Codegen units introduce parallelism within the compiler. First, some background. Compilation can be roughly split into two: first, code is analysed (parsing, type checking, etc.), then object code is generated from the products of analysis. The Rust compiler uses LLVM for the code generation part. Roughly half the time running an optimised build is spent in each of analysis and code generation. Nearly all optimisation is performed in the code generation part.
The compilation unit in Rust is a crate; that is, the Rust compiler analyses and compiles a single crate at a time. By default, code generation also works at the same level of granularity. However, by specifying the number of codegen units, we tell the compiler that once analysis is complete, it should break the crate into smaller units and run LLVM code generation on each unit in parallel. That means we get parallelism inside the compiler, albeit only for about half of the work. There is a disadvantage, however: using multiple codegen units means the program will not be optimised as well as if a single unit were used. This is analogous to turning off LTO in a C program. For this reason, you should not use multiple codegen units when building production software.
So when building the compiler, if we use many codegen units we might expect the compilation to go faster, but when we run the new compiler, it will be slower. Since we use the new compiler to build at least the libraries and sometimes another compiler, this could be an important factor in the total time.

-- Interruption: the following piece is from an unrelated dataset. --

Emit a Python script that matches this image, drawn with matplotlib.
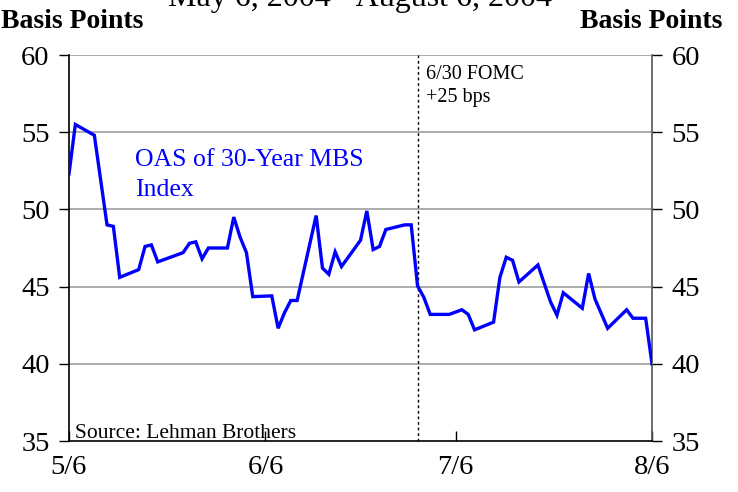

If you're interested in this kind of thing, we keep track of compiler performance at perf.r-l.o (although only single-threaded builds). Nicholas Nethercote has recently written a couple of blog posts on running and optimising the compiler.
make
This experiment ran a simple make
build. It builds two versions of the compiler - one using the last beta, and the second using the first.
cg1 | cg2 | cg4 | cg6 | cg8 | cg10 | cg12 | |
---|---|---|---|---|---|---|---|
-j1 | 48m50s | 39m40s | 31m30s | 29m50s | 29m20s | ||
-j2 | 34m10s | 27m40s | 21m40s | 20m30s | 20m10s | 19m30s | 19m20s |
-j4 | 28m10s | 23m00s | 17m50s | 16m50s | 16m40s | 16m00s | 16m00s |
-j6 | 27m40s | 22m40s | 17m20s | 16m20s | 16m10s | 15m40s | 15m50s |
-j8 | 27m40s | 22m30s | 17m20s | 16m30s | 16m30s | 15m40s | 15m40s |
-j10 | 27m40s | ||||||
-j12 | 27m40s | ||||||
-j14 | 27m50s | ||||||
-j16 | 27m50s |
In general, we get better results using more jobs and more codegen units. Looking at the number of jobs, there is no improvement after 6. For codegen units, the improvements quickly diminish, but there is some improvement right up to using 10 (for all jobs > 2
, 12 codegen units gave the same result as 10). It is possible that 9 or 11 codegen units may be more optimal (I only tested even numbers), but probably not by enough to be significant, given the precision of the experiment.
make rustc-stage1
This experiment ran make rustc-stage1
. That builds a single compiler and the libraries necessary to use that compiler. It is the minimal amount of work necessary to test modifications to the compiler. It is significantly quicker than make
.
cg1 | cg2 | cg4 | cg6 | cg8 | cg10 | cg12 | |
---|---|---|---|---|---|---|---|
-j1 | 15m10s | 12m10s | 9m40s | 9m10s | 9m10s | 8m50s | 8m50s |
-j2 | 11m00s | 8m50s | 6m50s | 6m20s | 6m20s | 6m00s | 6m00s |
-j4 | 9m00s | 7m30s | 5m40s | 5m20s | 5m20s | 5m10s | 5m00s |
-j6 | 9m00s | 7m10s | 5m30s | 5m10s | 5m00s | 5m00s | 5m00s |
I only tested jobs up to 6, since there seems no way for more jobs to be profitable here, if not in the previous experiment. It turned out that 6 jobs was only marginally better than 4 in this case, I assume because of more dependency bottlenecks, relative to a full make
.
I would expect more codegen units to be more effective here (since we're using the resulting compiler for less), but I was wrong. This may just be due to the precision of the test (and the relatively shorter total time), but for all numbers of jobs, 6 codegen units were as good as more. So, for this kind of build, six jobs and six codegen units is optimal; however, using ten codegen units (as for make
) is not harmful.
make -jn && make check
This experiment is the way to build all the compilers and libraries and run all tests. I measured the two parts separately. As you might expect, the first part corresponded exactly with the results of the make
experiment. The second part (make check
) took a fairly consistent amount of time - it is independent of the number of jobs since the test infrastructure does its own parallelisation. I would expect compilation of tests to be slower with a compiler compiled with a larger number of codegen units. For one or two codegen units, make check
took 12m40s, for four to ten, it took 12m50s, a marginal difference. That means that the optimal build used six jobs and ten codegen units (as for make
), giving a total time of 28m30s (c.f., 61m40s for one job and one codegen unit).